In an opinion piece for The Hill, Executive Director Mahan Mirza critiques US rhetoric about democracy and calls for a sustainable foreign policy that addresses today’s big challenges.
Mirza notes that US President Joe Biden has said history is at an inflection point, and the future depends on a choice between democracy or autocracy. But Mirza agrees with political commentator Fareed Zakaria that framing the issue in this way is “neither accurate nor helpful as a guide for US foreign policy.”
Democracy, Mirza argues, is not a cure-all: Democratic countries around the world—including the United States—have at times allied with autocracies, trafficked weapons, engaged in conflicts beyond their borders, waged bloody proxy wars, and been responsible for outsized carbon emissions.
“Spreading democracy abroad can never be a credible project when it is so transparently manipulative, even as the societies that evangelize democracy abroad backslide at home,” he writes.
In order to more effectively make the case against autocracy, Mirza says, democracies should ensure they pursue worthy goals that address real needs, rather than simply labeling themselves “democratic”—a description that can sometimes ring hollow.
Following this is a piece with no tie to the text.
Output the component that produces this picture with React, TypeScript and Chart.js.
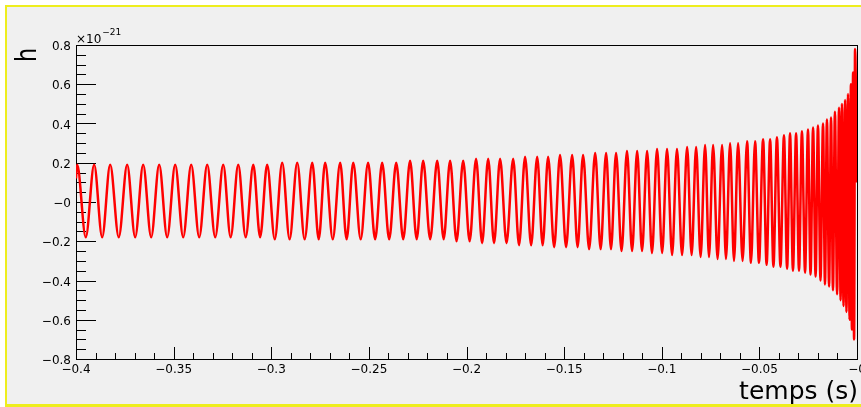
import React, { useEffect, useRef } from "react";
import { Chart, registerables } from "chart.js";

Chart.register(...registerables);

// Chirp waveform: times (s) and strain (x1e-21) of each crest and trough
const startPoint = { t: -0.4, h: 0.12 };
const endPoint = { t: 0.0, h: 0.1 };

const peakTimes = [
  -0.3994, -0.3907, -0.3825, -0.3738, -0.3656, -0.3574, -0.3492, -0.341, -0.3328, -0.3246,
  -0.3169, -0.3092, -0.3021, -0.2944, -0.2867, -0.279, -0.2724, -0.2647, -0.258, -0.2504,
  -0.2432, -0.236, -0.2289, -0.2222, -0.215, -0.2084, -0.2017, -0.1951, -0.1889, -0.1828,
  -0.1761, -0.17, -0.1638, -0.1582, -0.1521, -0.1459, -0.1403, -0.1341, -0.1285, -0.1234,
  -0.1178, -0.1126, -0.1075, -0.1024, -0.0973, -0.0922, -0.087, -0.0824, -0.0778, -0.0737,
  -0.0691, -0.065, -0.0609, -0.0563, -0.0522, -0.0481, -0.0445, -0.041, -0.0374, -0.0343,
  -0.0312, -0.0282, -0.0251, -0.0225, -0.02, -0.0174, -0.0154, -0.0133, -0.0113, -0.0092,
  -0.0077, -0.0061, -0.0046, -0.0031, -0.002, -0.001,
];
const peakValues = [
  0.19, 0.19, 0.19, 0.19, 0.19, 0.19, 0.19, 0.19, 0.19, 0.19,
  0.19, 0.19, 0.19, 0.2, 0.2, 0.2, 0.2, 0.2, 0.2, 0.2,
  0.2, 0.2, 0.21, 0.21, 0.21, 0.21, 0.21, 0.22, 0.22, 0.22,
  0.22, 0.23, 0.23, 0.23, 0.24, 0.24, 0.24, 0.25, 0.25, 0.25,
  0.26, 0.26, 0.26, 0.27, 0.27, 0.27, 0.28, 0.28, 0.29, 0.29,
  0.29, 0.3, 0.3, 0.31, 0.31, 0.32, 0.32, 0.33, 0.34, 0.35,
  0.35, 0.36, 0.37, 0.38, 0.39, 0.4, 0.42, 0.43, 0.46, 0.48,
  0.5, 0.52, 0.55, 0.6, 0.66, 0.78,
];
const troughTimes = [
  -0.395, -0.3866, -0.3781, -0.3697, -0.3615, -0.3533, -0.3451, -0.3369, -0.3287, -0.3208,
  -0.3131, -0.3057, -0.2982, -0.2906, -0.2829, -0.2757, -0.2685, -0.2614, -0.2542, -0.2468,
  -0.2396, -0.2324, -0.2255, -0.2186, -0.2117, -0.2051, -0.1984, -0.192, -0.1859, -0.1795,
  -0.1731, -0.1669, -0.161, -0.1551, -0.149, -0.1431, -0.1372, -0.1313, -0.126, -0.1206,
  -0.1152, -0.1101, -0.105, -0.0998, -0.0947, -0.0896, -0.0847, -0.0801, -0.0758, -0.0714,
  -0.0671, -0.063, -0.0586, -0.0543, -0.0502, -0.0463, -0.0428, -0.0392, -0.0358, -0.0328,
  -0.0297, -0.0266, -0.0238, -0.0212, -0.0187, -0.0164, -0.0143, -0.0123, -0.0102, -0.0084,
  -0.0069, -0.0054, -0.0038, -0.0026, -0.0015,
];
const troughValues = [
  -0.18, -0.18, -0.18, -0.18, -0.18, -0.18, -0.18, -0.18, -0.18, -0.18,
  -0.18, -0.18, -0.19, -0.19, -0.19, -0.19, -0.19, -0.19, -0.19, -0.19,
  -0.19, -0.19, -0.19, -0.19, -0.19, -0.2, -0.2, -0.21, -0.21, -0.21,
  -0.22, -0.22, -0.22, -0.23, -0.23, -0.23, -0.24, -0.24, -0.24, -0.25,
  -0.25, -0.25, -0.26, -0.26, -0.27, -0.27, -0.27, -0.28, -0.28, -0.29,
  -0.29, -0.3, -0.3, -0.31, -0.31, -0.32, -0.33, -0.33, -0.34, -0.35,
  -0.35, -0.36, -0.37, -0.38, -0.4, -0.42, -0.43, -0.45, -0.47, -0.5,
  -0.53, -0.56, -0.6, -0.65, -0.7,
];

const xTickLabels = ["\u22120.4", "\u22120.35", "\u22120.3", "\u22120.25", "\u22120.2", "\u22120.15", "\u22120.1", "\u22120.05", "\u22120"];
const yTickLabels = ["\u22120.8", "\u22120.6", "\u22120.4", "\u22120.2", "\u22120", "0.2", "0.4", "0.6", "0.8"];

const X_MIN = -0.4, X_MAX = 0, Y_MIN = -0.8, Y_MAX = 0.8;
const FONT = '"DejaVu Sans", sans-serif';

function buildPoints() {
  const pts: { x: number; y: number }[] = [{ x: startPoint.t, y: startPoint.h }];
  for (let i = 0; i < peakTimes.length; i++) {
    pts.push({ x: peakTimes[i], y: peakValues[i] });
    if (i < troughTimes.length) pts.push({ x: troughTimes[i], y: troughValues[i] });
  }
  pts.push({ x: endPoint.t, y: endPoint.h });
  return pts;
}

const rootStyle = {
  id: "rootStyle",
  beforeDraw(chart: any) {
    const ctx = chart.ctx;
    const W = chart.width, H = chart.height;
    ctx.save();
    ctx.fillStyle = "#ffffff";
    ctx.fillRect(0, 0, W, H);
    ctx.fillStyle = "#f0f0f0";
    ctx.fillRect(7, 7, W - 7, H - 10);
    ctx.fillStyle = "#eeee1e";
    ctx.fillRect(5, 5, W - 5, 2);
    ctx.fillRect(5, 5, 2, H - 5);
    ctx.fillRect(5, H - 3, W - 5, 3);
    ctx.restore();
  },
  beforeDatasetsDraw(chart: any) {
    const ctx = chart.ctx;
    const { left, right, top, bottom } = chart.chartArea;
    const xs = chart.scales.x, ys = chart.scales.y;
    ctx.save();
    ctx.strokeStyle = "#000";
    ctx.lineWidth = 1;
    ctx.strokeRect(Math.round(left) + 0.5, Math.round(top) + 0.5, Math.round(right - left), Math.round(bottom - top));
    ctx.beginPath();
    for (let k = 0; k <= 32; k++) {
      const v = Y_MIN + k * 0.05;
      const py = Math.round(ys.getPixelForValue(v)) + 0.5;
      const len = k % 4 === 0 ? 20 : 10;
      ctx.moveTo(left, py);
      ctx.lineTo(left + len, py);
    }
    for (let k = 0; k <= 40; k++) {
      const v = X_MIN + k * 0.01;
      const px = Math.round(xs.getPixelForValue(v)) + 0.5;
      const len = k % 5 === 0 ? 12 : 6;
      ctx.moveTo(px, bottom);
      ctx.lineTo(px, bottom - len);
    }
    ctx.stroke();
    ctx.restore();
  },
  afterDraw(chart: any) {
    const ctx = chart.ctx;
    const { left, right } = chart.chartArea;
    ctx.save();
    ctx.fillStyle = "#000";
    // y axis title
    ctx.save();
    ctx.translate(36, 55);
    ctx.rotate(-Math.PI / 2);
    ctx.scale(0.8, 1);
    ctx.font = `28px ${FONT}`;
    ctx.textAlign = "center";
    ctx.textBaseline = "alphabetic";
    ctx.fillText("h", 0, 0);
    ctx.restore();
    // x axis title
    ctx.font = `25px ${FONT}`;
    ctx.textAlign = "right";
    ctx.textBaseline = "alphabetic";
    ctx.fillText("temps (s)", right + 1, 399);
    // exponent
    ctx.textAlign = "left";
    ctx.font = `12px ${FONT}`;
    ctx.fillText("\u00d710", left, 43);
    const w = ctx.measureText("\u00d710").width;
    ctx.font = `9px ${FONT}`;
    ctx.fillText("\u221221", left + w + 1, 35);
    ctx.restore();
  },
};

export default function App() {
  const canvasRef = useRef<HTMLCanvasElement | null>(null);

  useEffect(() => {
    const canvas = canvasRef.current;
    if (!canvas) return;
    const chart = new Chart(canvas, {
      type: "line",
      data: {
        datasets: [
          {
            data: buildPoints(),
            borderColor: "#ff0000",
            borderWidth: 2.5,
            pointRadius: 0,
            fill: false,
            cubicInterpolationMode: "monotone",
            borderJoinStyle: "round",
          },
        ],
      },
      options: {
        responsive: false,
        animation: false,
        devicePixelRatio: 1,
        parsing: false,
        normalized: true,
        layout: { padding: { top: 45, right: 4, bottom: 0, left: 0 } },
        plugins: { legend: { display: false }, tooltip: { enabled: false } },
        scales: {
          x: {
            type: "linear",
            min: X_MIN,
            max: X_MAX,
            grid: { display: false, drawTicks: false },
            border: { display: false },
            ticks: {
              stepSize: 0.05,
              padding: 4,
              color: "#000",
              maxRotation: 0,
              autoSkip: false,
              font: { family: FONT, size: 12 },
              callback: (_v: any, i: number) => xTickLabels[i],
            },
            afterFit: (s: any) => {
              s.height = 48;
              s.paddingLeft = 0;
              s.paddingRight = 0;
            },
          },
          y: {
            type: "linear",
            min: Y_MIN,
            max: Y_MAX,
            grid: { display: false, drawTicks: false },
            border: { display: false },
            ticks: {
              stepSize: 0.2,
              padding: 5,
              labelOffset: 2,
              color: "#000",
              autoSkip: false,
              font: { family: FONT, size: 12 },
              callback: (_v: any, i: number) => yTickLabels[i],
            },
            afterFit: (s: any) => {
              s.width = 76;
              s.paddingTop = 0;
              s.paddingBottom = 0;
            },
          },
        },
      },
      plugins: [rootStyle],
    } as any);
    return () => chart.destroy();
  }, []);

  return (
    <div style={{ position: "absolute", left: 0, top: 0, width: 861, height: 407 }}>
      <canvas ref={canvasRef} width={861} height={407} style={{ display: "block", width: 861, height: 407 }} />
    </div>
  );
}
“Actions speak louder than words,” Mirza writes. “If democracy is going to be destiny, it needs to get its act together. If the democratic project is really that good, its proponents should just focus on doing the right things—addressing the climate crisis, advancing equity and inclusion at home, privileging diplomacy over militancy abroad and investing in global cooperation for sustainable development. History will take care of itself.”